Making the decision to have a child - it's momentous. It is to decide forever to have your heart go walking outside your body.
Elizabeth Stone

Wednesday, May 7, 2014

Bye Bye Soleil

Last Thursday we had to give our cat away. We really had to. It broke our hearts and we miss him a lot. It wasn't an easy decision but we had been thinking about it for a long time and we finally agreed that it was the best decision for everyone.



We got Soleil when he was 6 months old. We still lived with my parents and we got it on a spur of the moment. We just went shopping and we got into a pet store, I saw some dogs and we ALMOST got a pug, but they had to be operated for their noses and I decided that I wanted a pet *now.* Those who know me, know that when I want something, really want something, it has to be now and then. So, Stephen spotted two Abyssinian red cats. They were REALLY beautiful. We started playing with one of them and my heart melted on the spot. We bought it right away.

We got home and showed my parents the “surprise.” God they hated that cat… They found it too skinny or too shy… too affectionate or too active. Anyways, after a couple of days, they were in love. Soleil was a really lovely cat. He needed A LOT of attention. He was also very revengeful. When things didn't go his way he’d pee on the clothes of whoever gave him a hard time. My closet must have been peed on at least 2 or 3 times.

Soleil was our baby. We loved him so much and he was definitely part of the family. About 3 years after getting him, I got pregnant with Noah. Soleil wasn't bad at all. He was great actually.  No signs of jealousy when we made the nursery or when we bought baby stuff. He was actually very friendly. Then, I gave birth,  he was still Ok. He wouldn't come to Stephen or to me as much as he used to. He would prefer to go see my parents. He did head bump Noah (sign of acceptance) but he didn't really care much for him either. Then, I got pregnant again, and we started having less and less time for Soleil.

When we moved, my parents asked us if we wanted them to keep Soleil or if we wanted to take him. Stephen insisted that we took him back and I had been missing him, so we did. He was good, until Emma was born, everything was fine. Then, we really started running out of time and although we didn't neglect Soleil, we probably gave him the bare minimum of attention. He started peeing on the kid’s clothes. Eventually he started to bite Emma’s feet when she was playing. That was our first red flag. I watched the kid’s closer and he didn't bite them again.


Then, at the beginning of the year, Soleil scratched Noah badly. I wasn't there to see what had happened but no matter what did happen; Soleil should have fled if he thought he was in danger. He didn't. He preferred to stay there and scratch it. I decided Soleil was going. Then, last minute, Stephen made me change my mind. He kept saying that Soleil was the first “thing” we got as a couple, that he didn't want to give him away. I understand… Fine.

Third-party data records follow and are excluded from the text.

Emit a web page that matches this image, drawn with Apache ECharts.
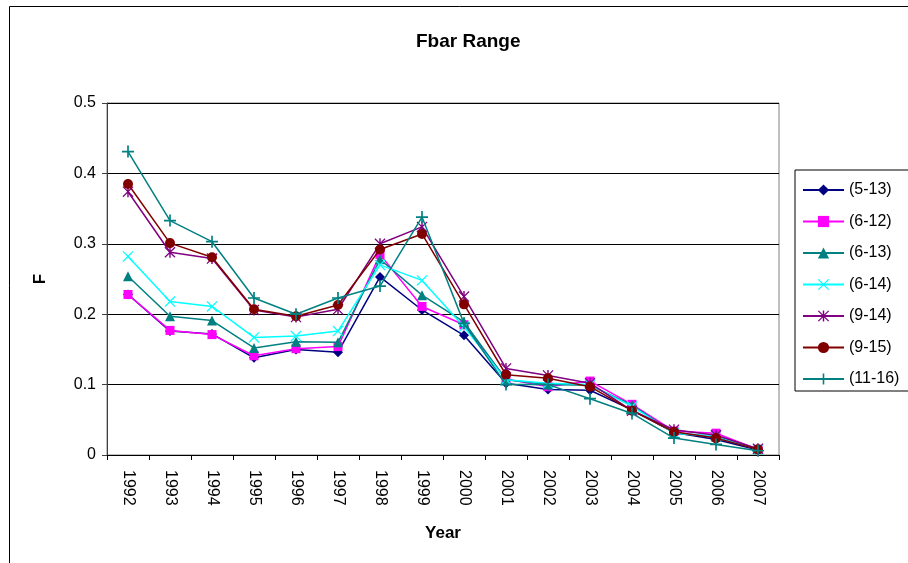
<!DOCTYPE html>
<html>
<head>
<meta charset="utf-8">
<script src="https://cdn.jsdelivr.net/npm/echarts@6/dist/echarts.min.js"></script>
<style>
html,body{margin:0;padding:0;background:#fff;}
#c{width:908px;height:563px;}
</style>
</head>
<body>
<div id="c"></div>
<script>
var years = ['1992','1993','1994','1995','1996','1997','1998','1999','2000','2001','2002','2003','2004','2005','2006','2007'];
var yTicks = [0, 0.1, 0.2, 0.3, 0.4, 0.5];
var seriesNames = ['(5-13)','(6-12)','(6-13)','(6-14)','(9-14)','(9-15)','(11-16)'];
var s5_13  = [0.228,0.176,0.172,0.138,0.150,0.146,0.253,0.206,0.170,0.102,0.093,0.092,0.064,0.032,0.022,0.007];
var s6_12  = [0.228,0.177,0.171,0.141,0.151,0.154,0.285,0.211,0.185,0.108,0.097,0.105,0.072,0.034,0.031,0.008];
var s6_13  = [0.254,0.197,0.191,0.152,0.161,0.160,0.278,0.227,0.189,0.107,0.100,0.099,0.071,0.031,0.026,0.008];
var s6_14  = [0.282,0.218,0.211,0.167,0.169,0.176,0.270,0.248,0.182,0.107,0.102,0.100,0.069,0.031,0.027,0.008];
var s9_14  = [0.374,0.288,0.279,0.206,0.196,0.207,0.300,0.324,0.225,0.123,0.113,0.102,0.063,0.036,0.028,0.009];
var s9_15  = [0.385,0.301,0.281,0.207,0.197,0.213,0.292,0.314,0.214,0.114,0.109,0.097,0.063,0.033,0.024,0.008];
var s11_16 = [0.431,0.333,0.303,0.223,0.200,0.223,0.240,0.338,0.187,0.100,0.100,0.080,0.059,0.024,0.015,0.006];

var FONT = '"Liberation Sans", Arial, sans-serif';
var plusPath = 'path://M4.3,0 L5.7,0 L5.7,4.3 L10,4.3 L10,5.7 L5.7,5.7 L5.7,10 L4.3,10 L4.3,5.7 L0,5.7 L0,4.3 L4.3,4.3 Z';
var xPath = 'path://M0,0.8 L0.8,0 L10,9.2 L9.2,10 Z M9.2,0 L10,0.8 L0.8,10 L0,9.2 Z';
var starPath = 'path://M0,0.8 L0.8,0 L10,9.2 L9.2,10 Z M9.2,0 L10,0.8 L0.8,10 L0,9.2 Z M4.35,0 L5.65,0 L5.65,10 L4.35,10 Z';

var defs = [
  {data: s5_13,  color: '#000080', symbol: 'diamond',  size: 10},
  {data: s6_12,  color: '#FF00FF', symbol: 'rect',     size: 9},
  {data: s6_13,  color: '#008080', symbol: 'triangle', size: 10},
  {data: s6_14,  color: '#00FFFF', symbol: xPath,      size: 11},
  {data: s9_14,  color: '#800080', symbol: starPath,   size: 11},
  {data: s9_15,  color: '#800000', symbol: 'circle',   size: 10},
  {data: s11_16, color: '#008080', symbol: plusPath,   size: 12}
];

var series = defs.map(function(d, i){
  return {
    name: seriesNames[i],
    type: 'line',
    data: d.data,
    symbol: d.symbol,
    symbolSize: d.size,
    showAllSymbol: true,
    animation: false,
    lineStyle: {color: d.color, width: 1.5},
    itemStyle: {color: d.color, borderWidth: 0},
    emphasis: {disabled: true},
    z: 2 + i
  };
});

var chart = echarts.init(document.getElementById('c'), null, {renderer: 'canvas'});
chart.setOption({
  animation: false,
  backgroundColor: '#fff',
  title: {
    text: 'Fbar Range',
    left: 416,
    top: 32,
    padding: 0,
    textStyle: {fontFamily: FONT, fontSize: 19, fontWeight: 'bold', color: '#000'}
  },
  legend: {
    orient: 'vertical',
    left: 795,
    top: 170,
    padding: [12, 20, 4, 7],
    itemWidth: 41,
    itemHeight: 14,
    itemGap: 15.5,
    borderColor: '#000',
    borderWidth: 1,
    borderRadius: 0,
    data: seriesNames,
    textStyle: {fontFamily: FONT, fontSize: 16, color: '#000'}
  },
  grid: {
    left: 107, right: 129, top: 103, bottom: 108,
    show: true, borderColor: '#808080', borderWidth: 1, backgroundColor: '#fff'
  },
  xAxis: {
    type: 'category',
    data: years,
    boundaryGap: true,
    name: 'Year',
    nameLocation: 'middle',
    nameGap: 70,
    nameTextStyle: {fontFamily: FONT, fontSize: 17, fontWeight: 'bold', color: '#000'},
    axisLine: {lineStyle: {color: '#000', width: 1}},
    axisTick: {show: true, alignWithLabel: false, length: 5, lineStyle: {color: '#000'}},
    axisLabel: {rotate: -90, margin: 15, fontFamily: FONT, fontSize: 16, color: '#000', interval: 0},
    splitLine: {show: false}
  },
  yAxis: {
    type: 'value',
    min: yTicks[0],
    max: yTicks[yTicks.length - 1],
    interval: 0.1,
    name: 'F',
    nameLocation: 'middle',
    nameGap: 58,
    nameRotate: 90,
    nameTextStyle: {fontFamily: FONT, fontSize: 17, fontWeight: 'bold', color: '#000'},
    axisLine: {show: true, lineStyle: {color: '#404040', width: 1}},
    axisTick: {show: true, length: 5, lineStyle: {color: '#404040'}},
    axisLabel: {margin: 11, fontFamily: FONT, fontSize: 16, color: '#000'},
    splitLine: {show: true, lineStyle: {color: '#000', width: 1}}
  },
  graphic: [{
    type: 'rect',
    shape: {x: 9.5, y: 6.5, width: 1000, height: 1000},
    style: {fill: null, stroke: '#000', lineWidth: 1},
    silent: true,
    z: -1
  }],
  series: series
});
</script>
</body>
</html>
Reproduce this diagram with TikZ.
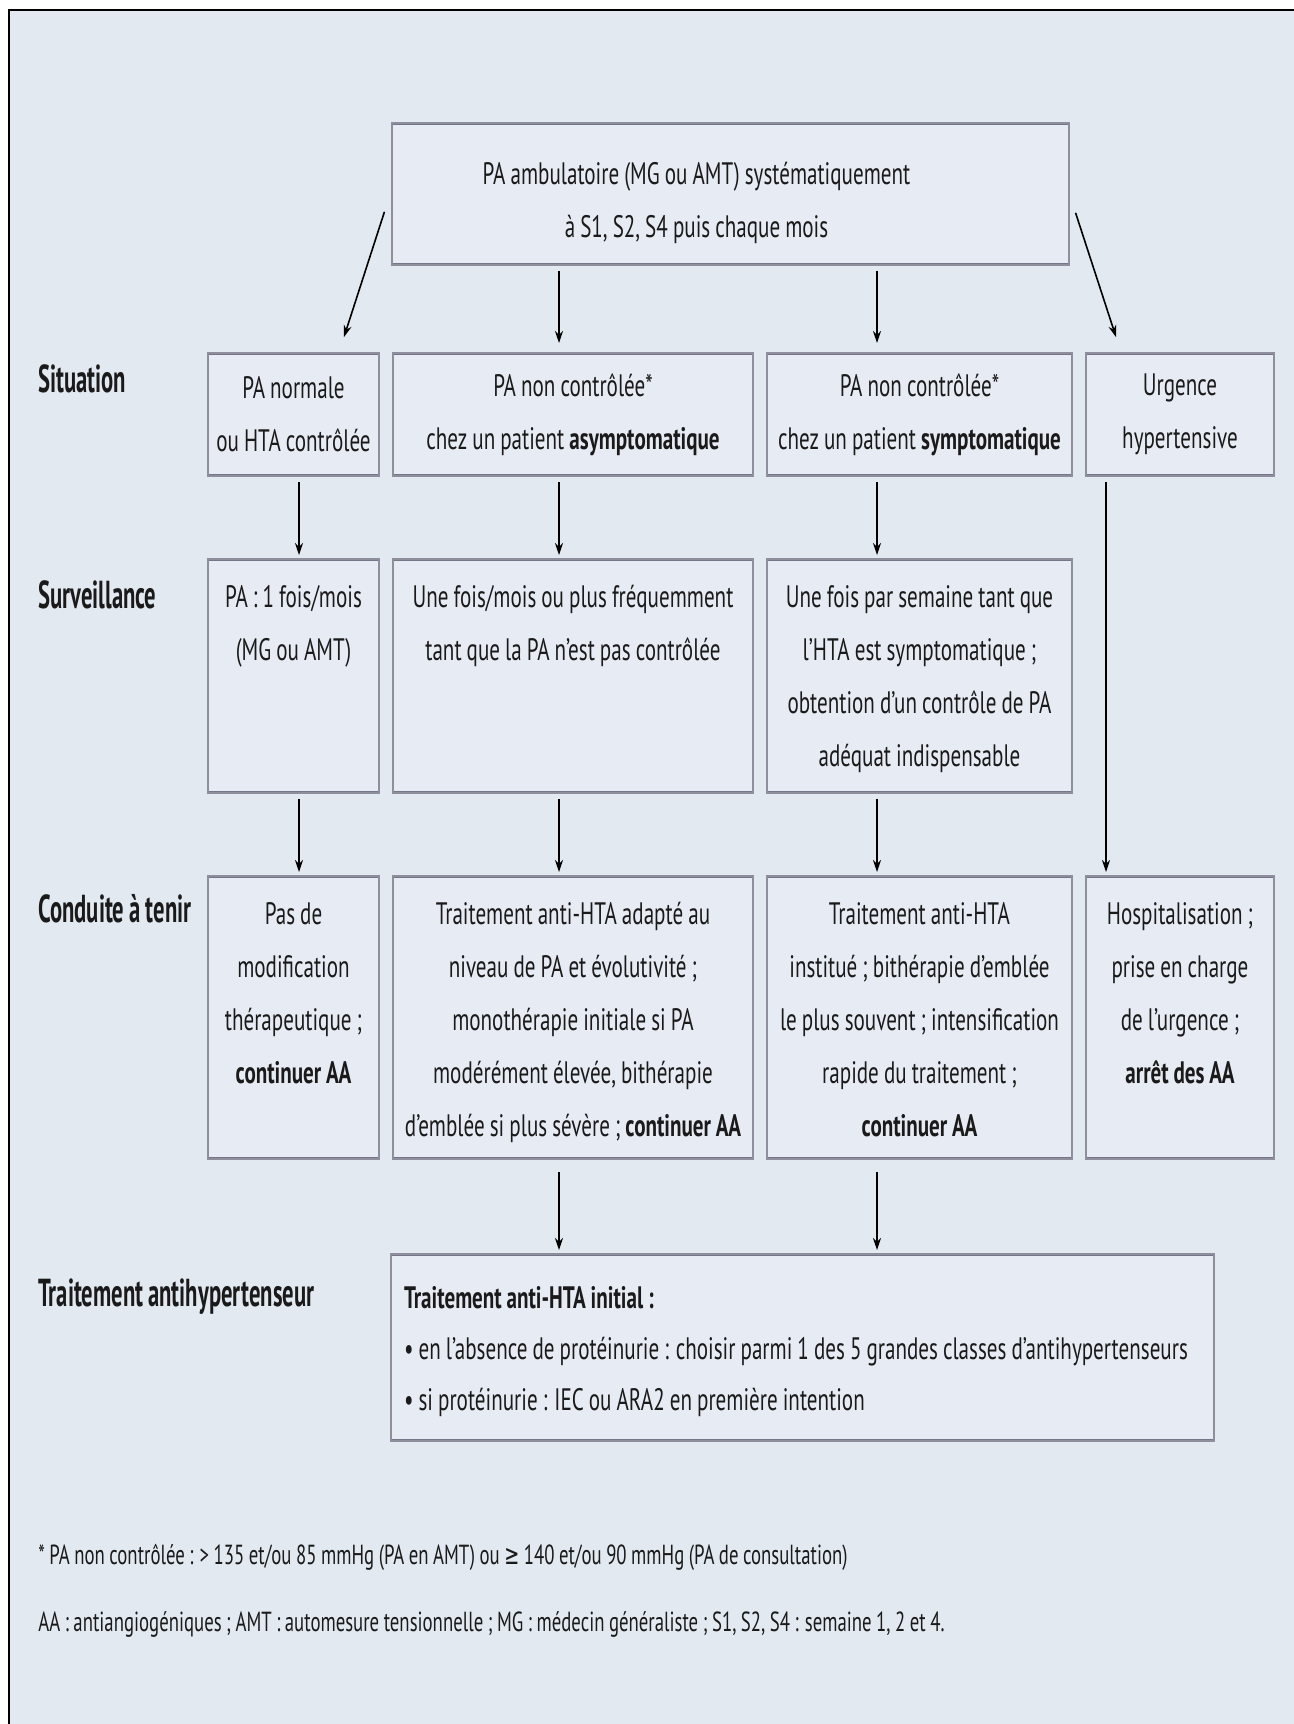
\documentclass[tikz,border=0pt]{standalone}
\usepackage{fontspec}
\setmainfont{PT Sans}[FakeStretch=0.68, WordSpace=0.9]
\newfontfamily\labelfont{PT Sans}[FakeStretch=0.58, WordSpace=0.9]
\newfontfamily\symfont{DejaVu Sans}[FakeStretch=0.65]
\usetikzlibrary{arrows.meta, calc}

\definecolor{pagebg}{HTML}{E3E9F1}
\definecolor{boxfill}{HTML}{E7ECF4}
\definecolor{boxline}{HTML}{8E8E9C}
\definecolor{boxedge}{HTML}{76768A}
\definecolor{ink}{HTML}{1A1A1A}

\tikzset{
    box/.style={draw=boxline, line width=1pt, fill=boxfill, inner sep=0pt, align=flush center,
        text=ink, font=\fontsize{15.5}{26.5}\selectfont,
        execute at begin node={\spaceskip=0pt\xspaceskip=0pt\relax},
        path picture={\draw[boxedge, line width=2pt]
            (path picture bounding box.north west) -- (path picture bounding box.north east)
            (path picture bounding box.south west) -- (path picture bounding box.south east);}},
    sitbox/.style={box, anchor=north west, minimum height=61.5pt},
    tallbox/.style={box, anchor=north west, text height=24pt, text depth=#1},
    rowlabel/.style={anchor=base west, inner sep=0pt, text=ink, font=\labelfont\bfseries\fontsize{19.5}{22}\selectfont},
    footnote/.style={anchor=base west, inner sep=0pt, text=ink, font=\fontsize{13.8}{17}\selectfont},
    flow/.style={-{Stealth[length=6pt, width=4pt]}, line width=0.8pt, shorten <=2.5pt, shorten >=1.5pt}
}

\begin{document}
\begin{tikzpicture}[x=0.5pt, y=-0.5pt]
    \useasboundingbox (0,0) rectangle (1294,1724);
    \fill[pagebg] (9,10) rectangle (1294,1724);
    \draw[line width=1.2pt] (9,1724) -- (9,10) -- (1294,10);

    % arrow columns
    \coordinate (c1) at (299,0);
    \coordinate (c2) at (559,0);
    \coordinate (c3) at (877,0);
    \coordinate (c4) at (1106,0);

    % top (text sits left of the box centre)
    \node[tallbox=40.5pt, text width=338.5pt, text height=30.5pt] (top) at (391,122)
        {PA ambulatoire (MG ou AMT) systématiquement\makebox[34pt]{}\\à S1, S2, S4 puis chaque mois\makebox[34pt]{}};

    % situation
    \node[rowlabel] (lsit) at (38,392) {Situation};
    \node[sitbox, text width=85.5pt] (s1) at (207,352) {PA normale\\ou HTA contrôlée};
    \node[sitbox, text width=180pt] (s2) at (392,352) {PA non contrôlée*\\chez un patient \textbf{asymptomatique}};
    \node[sitbox, text width=152.5pt] (s3) at (766,352) {PA non contrôlée*\\chez un patient \textbf{symptomatique}};
    \node[sitbox, text width=94pt] (s4) at (1085,352) {Urgence\\hypertensive};

    % surveillance
    \node[rowlabel] (lsurv) at (38,608) {Surveillance};
    \node[tallbox=93pt, text width=85.5pt] (v1) at (207,558) {PA : 1 fois/mois\\(MG ou AMT)};
    \node[tallbox=93pt, text width=180pt] (v2) at (392,558) {Une fois/mois ou plus fréquemment\\tant que la PA n’est pas contrôlée};
    \node[tallbox=93pt, text width=152.5pt] (v3) at (766,558)
        {Une fois par semaine tant que\\l’HTA est symptomatique ;\\obtention d’un contrôle de PA\\adéquat indispensable};

    % conduite a tenir
    \node[rowlabel] (lcond) at (38,922) {Conduite à tenir};
    \node[tallbox=117.5pt, text width=85.5pt] (t1) at (207,875)
        {Pas de\\modification\\thérapeutique ;\\\textbf{continuer AA}};
    \node[tallbox=117.5pt, text width=180pt] (t2) at (392,875)
        {Traitement anti-HTA adapté au\\niveau de PA et évolutivité ;\\monothérapie initiale si PA\\modérément élevée, bithérapie\\d’emblée si plus sévère ; \textbf{continuer AA}};
    \node[tallbox=117.5pt, text width=152.5pt] (t3) at (766,875)
        {Traitement anti-HTA\\institué ; bithérapie d’emblée\\le plus souvent ; intensification\\rapide du traitement ;\\\textbf{continuer AA}};
    \node[tallbox=117.5pt, text width=94pt] (t4) at (1085,875)
        {Hospitalisation ;\\prise en charge\\de l’urgence ;\\\textbf{arrêt des AA}};

    % traitement
    \node[rowlabel] (ltrt) at (38,1306) {Traitement antihypertenseur};
    \node[box, anchor=north west, align=flush left, inner xsep=6.5pt, text width=398.5pt,
        text height=27pt, text depth=66.5pt, font=\fontsize{15.5}{25.5}\selectfont] (trt) at (390,1253)
        {\textbf{Traitement anti-HTA initial :}\\
         • en l’absence de protéinurie : choisir parmi 1 des 5 grandes classes d’antihypertenseurs\\
         • si protéinurie : IEC ou ARA2 en première intention};

    % notes
    \node[footnote] (n1) at (38,1564)
        {* PA non contrôlée : > 135 et/ou 85 mmHg (PA en AMT) ou {\symfont ≥} 140 et/ou 90 mmHg (PA de consultation)};
    \node[footnote] (n2) at (38,1631)
        {AA : antiangiogéniques ; AMT : automesure tensionnelle ; MG : médecin généraliste ; S1, S2, S4 : semaine 1, 2 et 4.};

    % arrows
    \draw[flow] ([xshift=-2.5pt, yshift=-6.5pt]top.west) -- ([xshift=24.75pt, yshift=6pt]s1.north);
    \draw[flow] ([xshift=2pt, yshift=-7pt]top.east) -- ([xshift=-31.5pt, yshift=6pt]s4.north);
    \draw[flow, shorten >=4.5pt] (top.south -| c2) -- (s2.north -| c2);
    \draw[flow, shorten >=4.5pt] (top.south -| c3) -- (s3.north -| c3);
    \draw[flow] (s1.south -| c1) -- (v1.north -| c1);
    \draw[flow] (s2.south -| c2) -- (v2.north -| c2);
    \draw[flow] (s3.south -| c3) -- (v3.north -| c3);
    \draw[flow] (v1.south -| c1) -- (t1.north -| c1);
    \draw[flow] (v2.south -| c2) -- (t2.north -| c2);
    \draw[flow] (v3.south -| c3) -- (t3.north -| c3);
    \draw[flow] (s4.south -| c4) -- (t4.north -| c4);
    \draw[flow, shorten <=6pt] (t2.south -| c2) -- (trt.north -| c2);
    \draw[flow, shorten <=6pt] (t3.south -| c3) -- (trt.north -| c3);
\end{tikzpicture}
\end{document}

Then, a few weeks later, he started peeing on the children’s stroller, clothes, sofa… The whole playroom smelt like cat pee. There was no way we were keeping him. I told Stephen; we are giving him away as soon as possible. It was my decision and I wasn't going to go back on it. I had decided for good. I re-posted on a website to give Soleil away. We mentioned that we’d prefer a couple or single person with no children. A girl wrote to me minutes after the ad was up. She was very interested. She came to see Soleil the next day and took him with her.

Said like this, it sounds easy. It wasn't. It didn't sink in right away (after the ad was put up and the girl contacted). It took a while… I think I started feeling it when we took out the cage for Soleil to go. Soleil went straight into it… It’s almost like he wanted to leave. The kids got to play with him in the cage, they got to say good bye to him. I tried to explain to them that the cat was going away and not coming back but they didn't seem to understand. Noah only really understood when Soleil’s new owner took him into the car. Noah got super agitated and worried. He kept saying “no mommy, no the cat, mommy the cat, come back cat.” God that broke my heart… Then, 5 minutes later, it was all done.

I guess after Noah’s little crisis, the worst part is that Stephen had to work late that day and he didn’t get to say bye to Soleil. I know that isn't easy for him and that he wished he would have had a chance to say good bye.

The new owner and I get really well along. She knows I was worried so she kept me updated. We actually added each other on Facebook where she posts tons of pictures of Soleil. It makes me really happy to see that he’s getting all the attention that he wants. We deeply miss him and I’m not going to lie, writing this does make my eyes watery, but I know it was the very best decision for us all. I couldn't run the chance of having him scratch the kids or hurt them.